In states permitting AOT, such plans include taking prescribed psychiatric medication and meeting regularly with mental health professionals. With an AOT, a judge may order a person suffering from mental illness not to associate with certain people or go to particular places that may exacerbate the patient’s condition. Because of a lack of AOT and other mental health support, the likelihood of incarceration rather than hospitalization for severely mentally ill patients in Maryland is approximately 2.6 to 1, according to the Treatment Advocacy Center.
Mental Health and Crime
Under Maryland law, a defendant can plead “not criminally responsible,” otherwise known as an insanity plea. Not criminally responsible means that the person was “insane” at the time of the offense. It is necessary to file such a plea at the time of the initial pleading. The court may allow a later filing for such a plea if there is good cause. The burden of proof of “not criminally responsible” falls on the defendant. Before that initial plea is filed, the defendant must undergo a competency hearing.
Many mentally ill people are arrested for non-violent offenses, such as disorderly conduct, which is really a manifestation of their disease. Whether the charges against them involve violence or not, mentally ill people are often victimized while incarcerated, since they are easy targets and often do not understand their situation. The state of Maryland pays more for incarcerating a mentally ill inmate than a competent one, since such inmates have high medication and needs and many require segregation from the general population.
Mental Health Courts and Crisis Intervention Training
Even though the state lacks an AOT, mental illness awareness plays a role in the judicial process. Maryland Defendants can receive mental health support through the state’s mental health courts. These courts use a problem-solving approach rather than the standard criminal court action. Mental health screenings identify participants, but participation in mental health court is voluntary. Each defendant receives an individualized treatment plan. The goal of mental health court is not only to aid defendants suffering from mental health issues, but to “address underlying problems contributing to criminal behavior,” thus lowering the recidivism rate for mentally ill offenders.

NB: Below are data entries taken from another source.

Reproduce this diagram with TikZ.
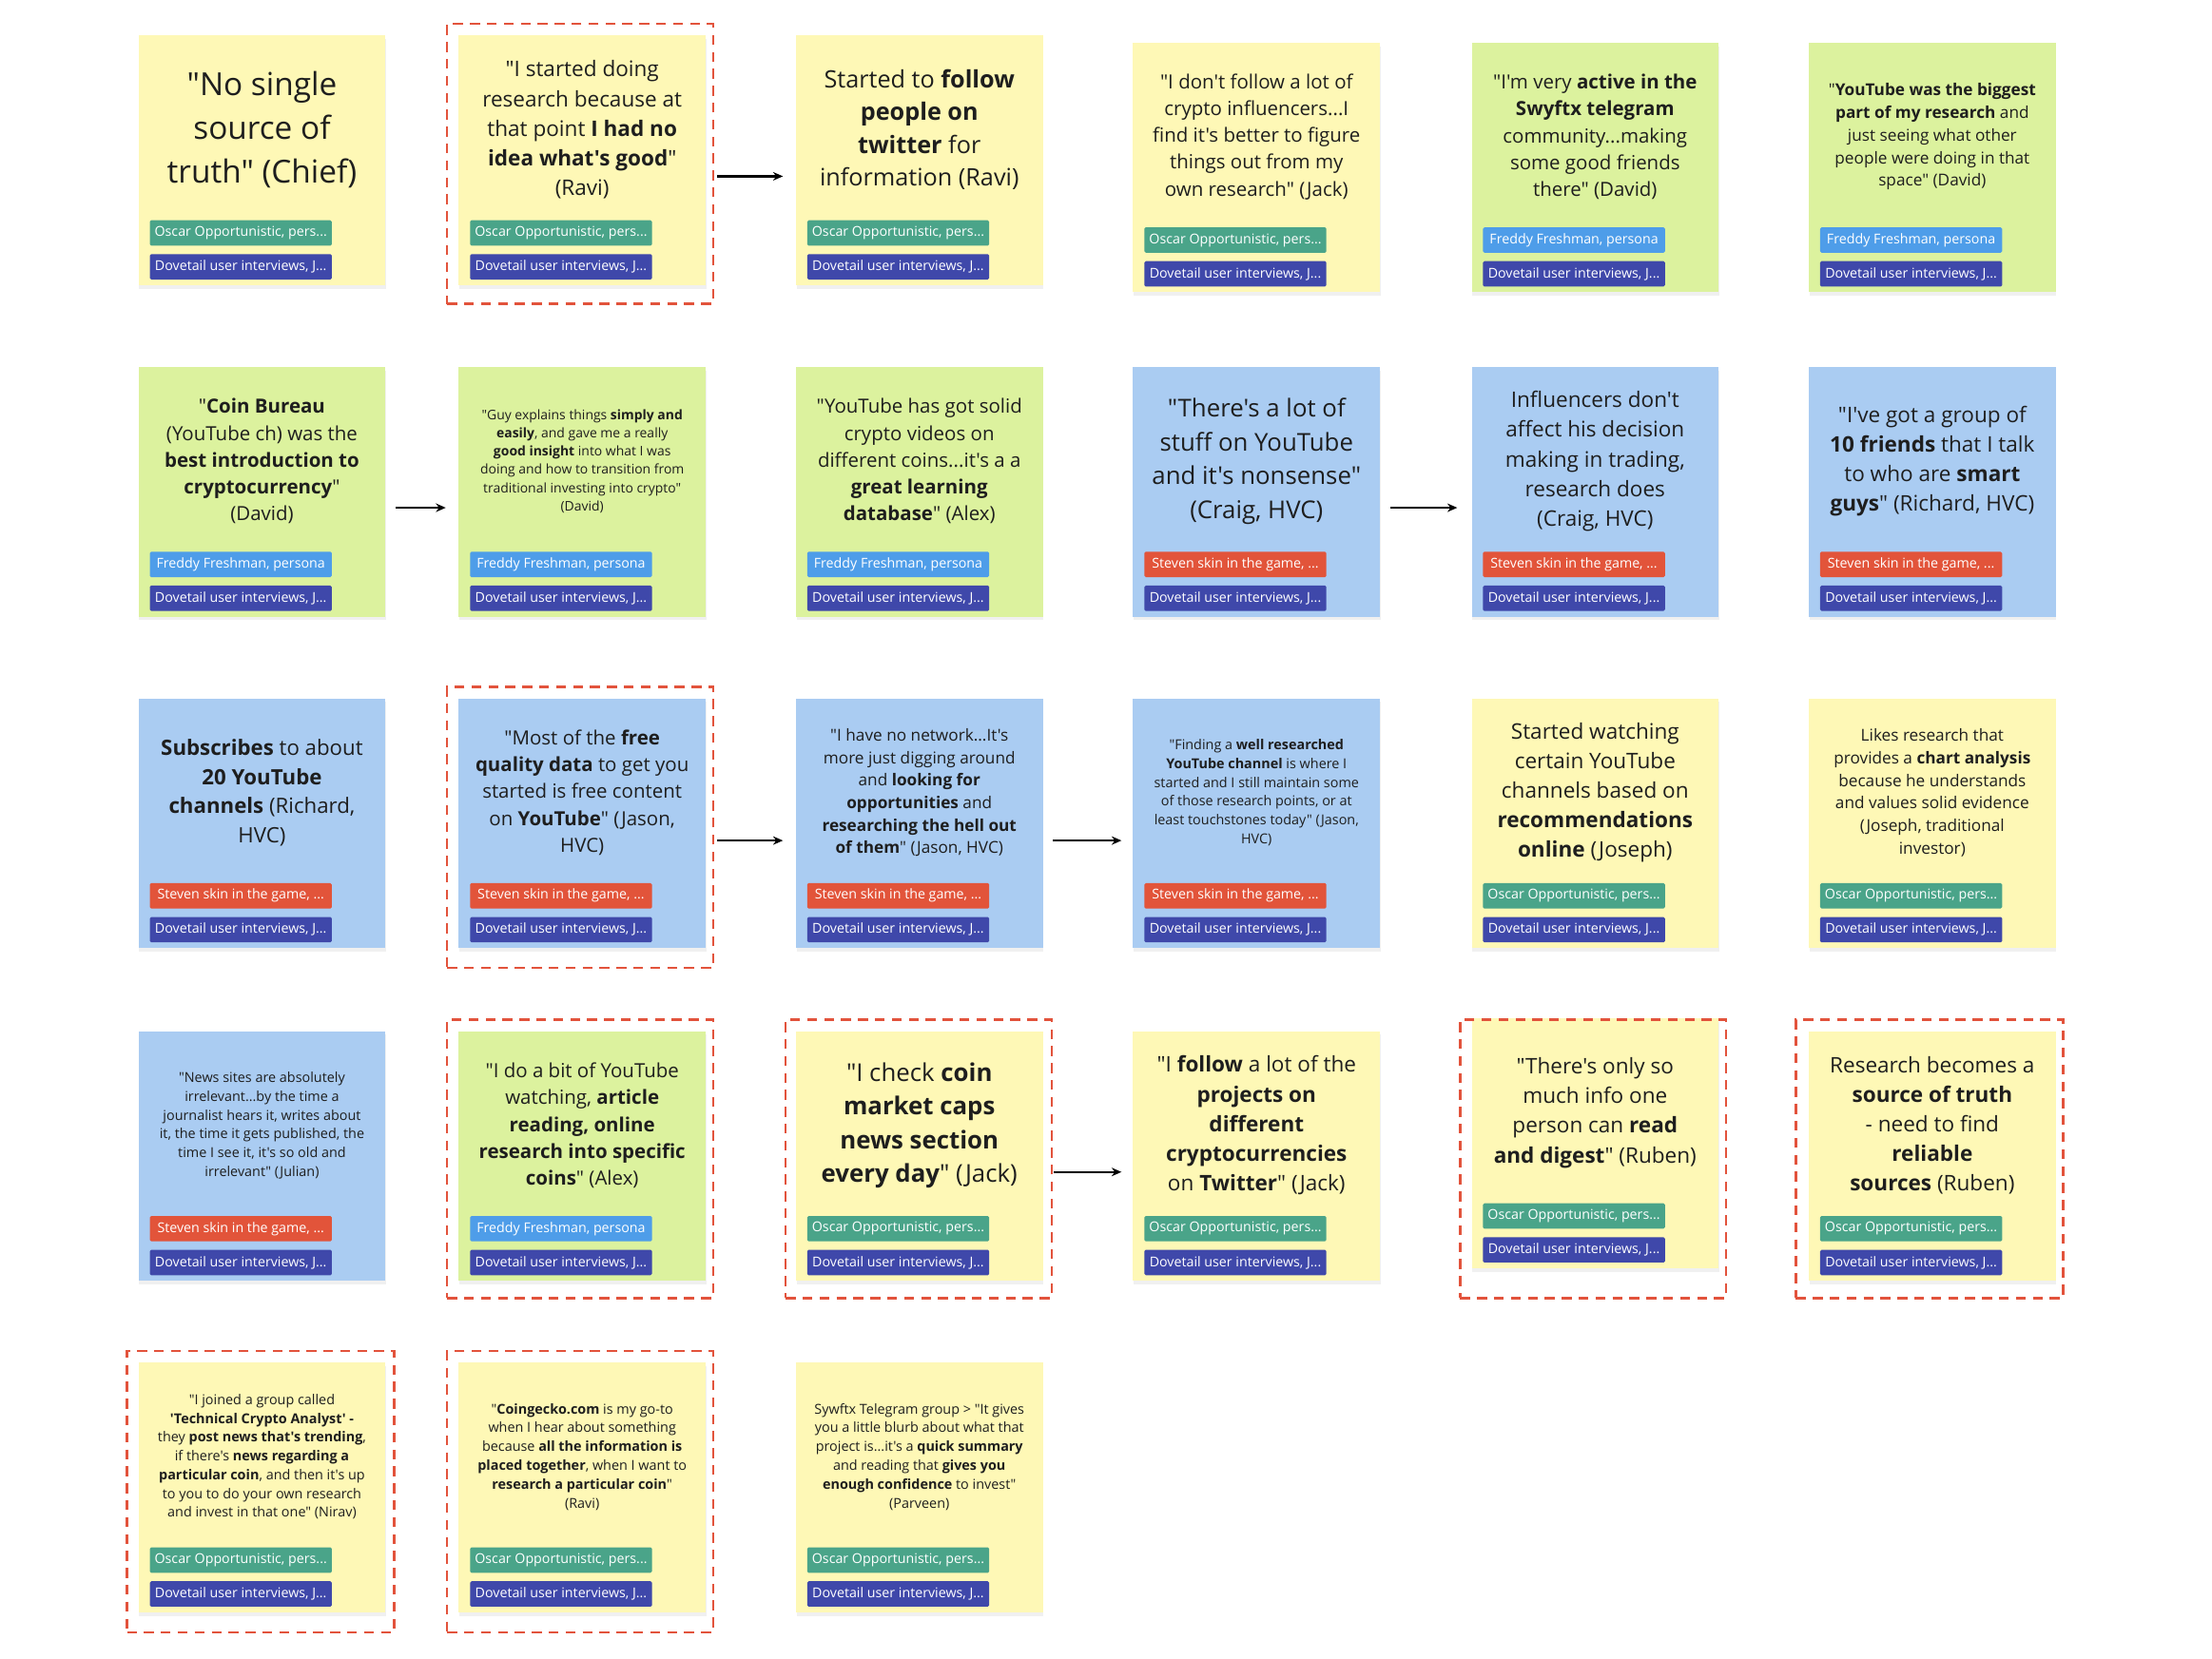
\documentclass[tikz,border=0pt]{standalone}
\usepackage{fontspec}
\setmainfont{Open Sans}[Ligatures=TeXOff]
\usepackage{xcolor}
\usepackage{tikz}
\usetikzlibrary{arrows.meta, shadows, fit}

\definecolor{yel}{HTML}{FEF8B6}
\definecolor{grn}{HTML}{DCF29E}
\definecolor{blu}{HTML}{AACCF2}
\definecolor{oscar}{HTML}{4AA489}
\definecolor{freddy}{HTML}{4E9DE9}
\definecolor{steven}{HTML}{E2543A}
\definecolor{dovetail}{HTML}{3F48AA}
\definecolor{ink}{HTML}{1E1E1E}
\definecolor{hl}{HTML}{E2533C}

\newcommand\fsz[2]{\fontsize{#1pt}{#2pt}\selectfont}
\newcommand\oscartag{Oscar Opportunistic, pers...}
\newcommand\freddytag{Freddy Freshman, persona}
\newcommand\steventag{Steven skin in the game, ...}

\begin{document}
\begin{tikzpicture}[x=1pt, y=-1pt,
	sticky/.style={anchor=north west, minimum width=175pt, minimum height=177pt, inner sep=0pt, drop shadow={shadow xshift=0.5pt, shadow yshift=-2.5pt, opacity=0.12}},
	quote/.style={align=center, text=ink, inner sep=0pt},
	tagbox/.style={anchor=north west, minimum width=129pt, minimum height=18pt, inner sep=0pt, rounded corners=1pt, text=white, font=\fsz{9.6}{11}},
	hilite/.style={draw=hl, dash pattern=on 7pt off 5pt, line width=1.6pt, inner sep=0pt},
	flow/.style={-{Stealth[length=7pt, width=6pt]}, line width=1.5pt}]
	\useasboundingbox (0,0) rectangle (1568,1176);
	
	% the notes
	\foreach \id/\px/\py/\col in {11/98/25/yel, 12/325/25/yel, 13/564/25/yel, 14/803/30/yel, 15/1043/30/grn, 16/1282/30/grn,
		21/98/260/grn, 22/325/260/grn, 23/564/260/grn, 24/803/260/blu, 25/1043/260/blu, 26/1282/260/blu,
		31/98/495/blu, 32/325/495/blu, 33/564/495/blu, 34/803/495/blu, 35/1043/495/yel, 36/1282/495/yel,
		41/98/731/blu, 42/325/731/grn, 43/564/731/yel, 44/803/731/yel, 45/1043/722/yel, 46/1282/731/yel,
		51/98/966/yel, 52/325/966/yel, 53/564/966/yel}
		\node[sticky, fill=\col] (s\id) at (\px,\py) {};
	
	% quotes
	\node[quote, font=\fsz{22.5}{31}] (q11) at ([yshift=-67pt]s11.north) {"No single\\source of\\truth" (Chief)};
	\node[quote, font=\fsz{15.2}{21}] (q12) at ([yshift=-67pt]s12.north) {"I started doing\\research because at\\that point \textbf{I had no}\\\textbf{idea what's good}"\\(Ravi)};
	\node[quote, font=\fsz{17}{23.3}] (q13) at ([yshift=-67pt]s13.north) {Started to \textbf{follow}\\\textbf{people on}\\\textbf{twitter} for\\information (Ravi)};
	\node[quote, font=\fsz{13.8}{19}] (q14) at ([yshift=-67pt]s14.north) {"I don't follow a lot of\\crypto influencers...I\\find it's better to figure\\things out from my\\own research" (Jack)};
	\node[quote, font=\fsz{13.8}{19}] (q15) at ([yshift=-67pt]s15.north) {"I'm very \textbf{active in the}\\\textbf{Swyftx telegram}\\community...making\\some good friends\\there" (David)};
	\node[quote, font=\fsz{11.6}{16}] (q16) at ([yshift=-67pt]s16.north) {"\textbf{YouTube was the biggest}\\\textbf{part of my research} and\\just seeing what other\\people were doing in that\\space" (David)};
	
	\node[quote, font=\fsz{13.8}{19}] (q21) at ([yshift=-67pt]s21.north) {"\textbf{Coin Bureau}\\(YouTube ch) was the\\\textbf{best introduction to}\\\textbf{cryptocurrency}"\\(David)};
	\node[quote, font=\fsz{9.4}{13}] (q22) at ([yshift=-67pt]s22.north) {"Guy explains things \textbf{simply and}\\\textbf{easily}, and gave me a really\\\textbf{good insight} into what I was\\doing and how to transition from\\traditional investing into crypto"\\(David)};
	\node[quote, font=\fsz{13.8}{19}] (q23) at ([yshift=-67pt]s23.north) {"YouTube has got solid\\crypto videos on\\different coins...it's a a\\\textbf{great learning}\\\textbf{database}" (Alex)};
	\node[quote, font=\fsz{17.4}{24}] (q24) at ([yshift=-67pt]s24.north) {"There's a lot of\\stuff on YouTube\\and it's nonsense"\\(Craig, HVC)};
	\node[quote, font=\fsz{15.2}{21}] (q25) at ([yshift=-67pt]s25.north) {Influencers don't\\affect his decision\\making in trading,\\research does\\(Craig, HVC)};
	\node[quote, font=\fsz{15.2}{21}] (q26) at ([yshift=-67pt]s26.north) {"I've got a group of\\\textbf{10 friends} that I talk\\to who are \textbf{smart}\\\textbf{guys}" (Richard, HVC)};
	
	\node[quote, font=\fsz{15}{20.7}] (q31) at ([yshift=-67pt]s31.north) {\textbf{Subscribes} to about\\\textbf{20 YouTube}\\\textbf{channels} (Richard,\\HVC)};
	\node[quote, font=\fsz{13.8}{19}] (q32) at ([yshift=-67pt]s32.north) {"Most of the \textbf{free}\\\textbf{quality data} to get you\\started is free content\\on \textbf{YouTube}" (Jason,\\HVC)};
	\node[quote, font=\fsz{11.6}{16}] (q33) at ([yshift=-67pt]s33.north) {"I have no network...It's\\more just digging around\\and \textbf{looking for}\\\textbf{opportunities} and\\\textbf{researching the hell out}\\\textbf{of them}" (Jason, HVC)};
	\node[quote, font=\fsz{9.7}{13.3}] (q34) at ([yshift=-67pt]s34.north) {"Finding a \textbf{well researched}\\\textbf{YouTube channel} is where I\\started and I still maintain some\\of those research points, or at\\least touchstones today" (Jason,\\HVC)};
	\node[quote, font=\fsz{15.2}{21}] (q35) at ([yshift=-67pt]s35.north) {Started watching\\certain YouTube\\channels based on\\\textbf{recommendations}\\\textbf{online} (Joseph)};
	\node[quote, font=\fsz{11.6}{16}] (q36) at ([yshift=-67pt]s36.north) {Likes research that\\provides a \textbf{chart analysis}\\because he understands\\and values solid evidence\\(Joseph, traditional\\investor)};
	
	\node[quote, font=\fsz{9.7}{13.3}] (q41) at ([yshift=-67pt]s41.north) {"News sites are absolutely\\irrelevant...by the time a\\journalist hears it, writes about\\it, the time it gets published, the\\time I see it, it's so old and\\irrelevant" (Julian)};
	\node[quote, font=\fsz{13.8}{19}] (q42) at ([yshift=-67pt]s42.north) {"I do a bit of YouTube\\watching, \textbf{article}\\\textbf{reading, online}\\\textbf{research into specific}\\\textbf{coins}" (Alex)};
	\node[quote, font=\fsz{17.4}{24}] (q43) at ([yshift=-67pt]s43.north) {"I check \textbf{coin}\\\textbf{market caps}\\\textbf{news section}\\\textbf{every day}" (Jack)};
	\node[quote, font=\fsz{15.2}{21}] (q44) at ([yshift=-67pt]s44.north) {"I \textbf{follow} a lot of the\\\textbf{projects on}\\\textbf{different}\\\textbf{cryptocurrencies}\\on \textbf{Twitter}" (Jack)};
	\node[quote, font=\fsz{15.2}{21}] (q45) at ([yshift=-67pt]s45.north) {"There's only so\\much info one\\person can \textbf{read}\\\textbf{and digest}" (Ruben)};
	\node[quote, font=\fsz{15.2}{21}] (q46) at ([yshift=-67pt]s46.north) {Research becomes a\\\textbf{source of truth}\\- need to find\\\textbf{reliable}\\\textbf{sources} (Ruben)};
	
	\node[quote, font=\fsz{9.7}{13.3}] (q51) at ([yshift=-67pt]s51.north) {"I joined a group called\\\textbf{'Technical Crypto Analyst' -}\\they \textbf{post news that's trending},\\if there's \textbf{news regarding a}\\\textbf{particular coin}, and then it's up\\to you to do your own research\\and invest in that one" (Nirav)};
	\node[quote, font=\fsz{9.7}{13.4}] (q52) at ([yshift=-67pt]s52.north) {"\textbf{Coingecko.com} is my go-to\\when I hear about something\\because \textbf{all the information is}\\\textbf{placed together}, when I want to\\\textbf{research a particular coin}"\\(Ravi)};
	\node[quote, font=\fsz{9.7}{13.4}] (q53) at ([yshift=-67pt]s53.north) {Sywftx Telegram group > "It gives\\you a little blurb about what that\\project is...it's a \textbf{quick summary}\\and reading that \textbf{gives you}\\\textbf{enough confidence} to invest"\\(Parveen)};
	
	% tags
	\foreach \id/\who in {11/oscar, 12/oscar, 13/oscar, 14/oscar, 15/freddy, 16/freddy,
		21/freddy, 22/freddy, 23/freddy, 24/steven, 25/steven, 26/steven,
		31/steven, 32/steven, 33/steven, 34/steven, 35/oscar, 36/oscar,
		41/steven, 42/freddy, 43/oscar, 44/oscar, 45/oscar, 46/oscar,
		51/oscar, 52/oscar, 53/oscar} {
		\node[tagbox, fill=\who] (p\id) at ([shift={(8pt,-131pt)}]s\id.north west) {\csname\who tag\endcsname};
		\node[tagbox, fill=dovetail] (d\id) at ([shift={(8pt,-155pt)}]s\id.north west) {Dovetail user interviews, J...};
	}
	
	% highlighted notes
	\node[hilite, fit={([shift={(-8pt,8pt)}]s12.north west) ([shift={(5pt,-13pt)}]s12.south east)}] (b12) {};
	\node[hilite, fit={([shift={(-8pt,8pt)}]s32.north west) ([shift={(5pt,-14pt)}]s32.south east)}] (b32) {};
	\node[hilite, fit={([shift={(-8pt,8pt)}]s42.north west) ([shift={(5pt,-12pt)}]s42.south east)}] (b42) {};
	\node[hilite, fit={([shift={(-7pt,8pt)}]s43.north west) ([shift={(6pt,-12pt)}]s43.south east)}] (b43) {};
	\node[hilite, fit={([shift={(-8pt,-1pt)}]s45.north west) ([shift={(5pt,-21pt)}]s45.south east)}] (b45) {};
	\node[hilite, fit={([shift={(-9pt,8pt)}]s46.north west) ([shift={(5pt,-12pt)}]s46.south east)}] (b46) {};
	\node[hilite, fit={([shift={(-8pt,8pt)}]s51.north west) ([shift={(6pt,-14pt)}]s51.south east)}] (b51) {};
	\node[hilite, fit={([shift={(-8pt,8pt)}]s52.north west) ([shift={(5pt,-14pt)}]s52.south east)}] (b52) {};
	
	% arrows
	\coordinate (r1) at (0,125);
	\coordinate (r2) at (0,360);
	\coordinate (r3) at (0,596);
	\coordinate (r4) at (0,831);
	\draw[flow, shorten <=2pt, shorten >=9pt] (b12.east |- r1) -- (s13.west |- r1);
	\draw[flow, shorten <=7pt, shorten >=9pt] (s21.east |- r2) -- (s22.west |- r2);
	\draw[flow, shorten <=7pt, shorten >=10pt] (s24.east |- r2) -- (s25.west |- r2);
	\draw[flow, shorten <=2pt, shorten >=9pt] (b32.east |- r3) -- (s33.west |- r3);
	\draw[flow, shorten <=7pt, shorten >=8pt] (s33.east |- r3) -- (s34.west |- r3);
	\draw[flow, shorten <=1pt, shorten >=8pt] (b43.east |- r4) -- (s44.west |- r4);
\end{tikzpicture}
\end{document}
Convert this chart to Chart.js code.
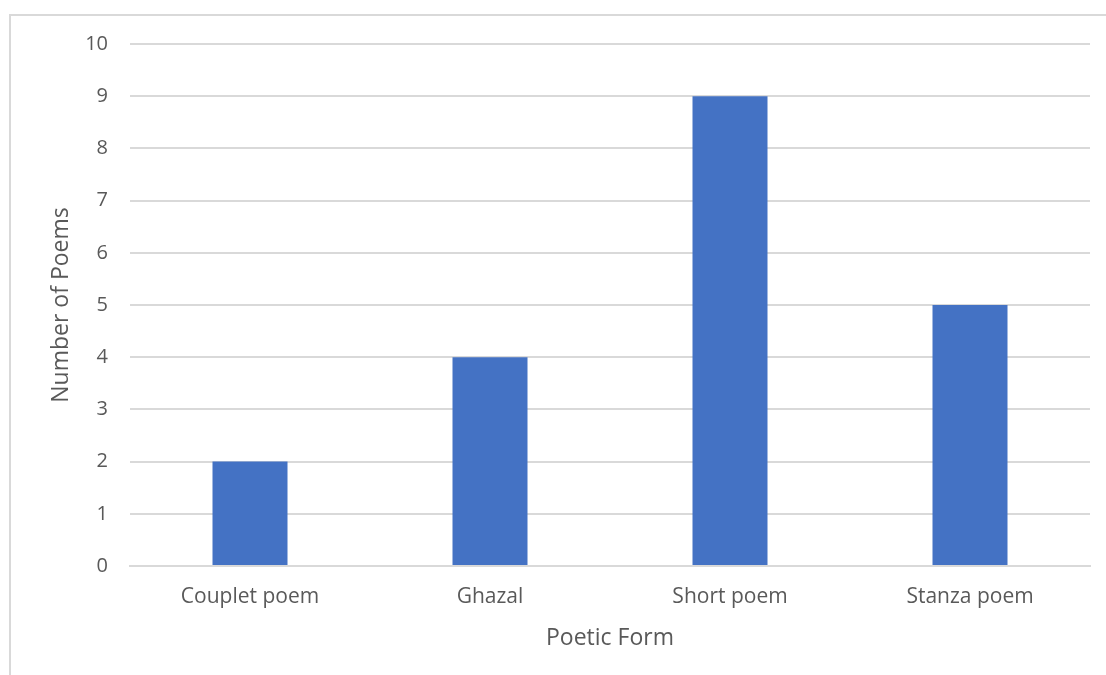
<!DOCTYPE html>
<html>
<head>
<meta charset="utf-8">
<script src="https://cdn.jsdelivr.net/npm/chart.js@4"></script>
<style>
  html, body { margin: 0; padding: 0; background: #fff; }
  #wrap { position: relative; width: 1106px; height: 675px; overflow: hidden; }
  #frame {
    position: absolute; left: 9px; top: 14px; width: 1110px; height: 700px;
    border: 2px solid #d9d9d9; box-sizing: border-box;
  }
  #chart { position: absolute; left: 0; top: 0; }
</style>
</head>
<body>
<div id="wrap">
  <div id="frame"></div>
  <canvas id="chart" width="1106" height="675"></canvas>
</div>
<script>
const forms = ['Couplet poem', 'Ghazal', 'Short poem', 'Stanza poem'];
const poemCounts = [2, 4, 9, 5];
const yTicks = [0, 1, 2, 3, 4, 5, 6, 7, 8, 9, 10];

const fontFamily = '"Open Sans", sans-serif';
const textColor = '#595959';

const config = {
  type: 'bar',
  data: {
    labels: forms,
    datasets: [{
      label: 'Number of Poems',
      data: poemCounts,
      backgroundColor: '#4472c4',
      borderWidth: 0,
      barPercentage: 0.3125,
      categoryPercentage: 1
    }]
  },
  options: {
    responsive: false,
    animation: false,
    layout: { padding: { top: 44, right: 16, left: 0, bottom: 0 } },
    plugins: {
      legend: { display: false },
      tooltip: { enabled: false }
    },
    scales: {
      x: {
        grid: { display: false, drawTicks: false },
        border: { color: '#d9d9d9', width: 2 },
        ticks: { color: textColor, font: { family: fontFamily, size: 21 }, padding: 18 },
        title: {
          display: true,
          text: 'Poetic Form',
          color: textColor,
          font: { family: fontFamily, size: 23 },
          padding: { top: 0, bottom: 23 }
        },
        afterFit: (scale) => { scale.height = 109; }
      },
      y: {
        min: 0,
        max: 10,
        afterBuildTicks: (scale) => { scale.ticks = yTicks.map(v => ({ value: v })); },
        grid: { color: '#d9d9d9', lineWidth: 2, drawTicks: false },
        border: { display: false },
        ticks: { color: textColor, font: { family: fontFamily, size: 20 }, padding: 22 },
        title: {
          display: true,
          text: 'Number of Poems',
          color: textColor,
          font: { family: fontFamily, size: 23 },
          padding: { top: 48, bottom: 0 }
        },
        afterFit: (scale) => { scale.width = 130; }
      }
    }
  }
};

new Chart(document.getElementById('chart'), config);
</script>
</body>
</html>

Crisis Intervention Training (CIT) is relatively new in Maryland. In 2015, only 11 jurisdictions had CIT programs, although the number has grown in the past two years. The Mental Health Association of Maryland describes CIT as “a partnership between law enforcement, behavioral health providers and advocates to assist and divert individuals in crisis, resulting in less lethal interventions, better outcomes, and increased safety for all involved.”
Both mental health courts and CITs work to redirect seriously mental ill people from the criminal justice system into some type of mental health support. About 30 percent of the severely mentally ill population charged with relatively minor offenses is now served by either mental health courts or CITs.
In 2016, a Maryland law firm filed suit against the Maryland Department of Health and Mental Hygiene and its director to force the transfer of mentally ill defendants to hospital beds, rather than keep them in jail. The four plaintiffs in the suit were all deemed mentally incompetent by a judge, who ordered them treated at a Howard County maximum security forensic hospital. However, like many other Maryland hospitals designed to care for such patients, the Howard County facility was way beyond capacity. The lawsuit states that such mentally ill defendants are thus forced to “languish unlawfully in jail or detention facilities.”
How an Attorney Can Help
When a person with a mental illness is arrested, a criminal lawyer with expertise in mental health awareness can make a difference in the outcome. The attorney can discuss jail diversion programs such as CITs and mental health courts, as well as document evidence for a “not criminally responsible” plea.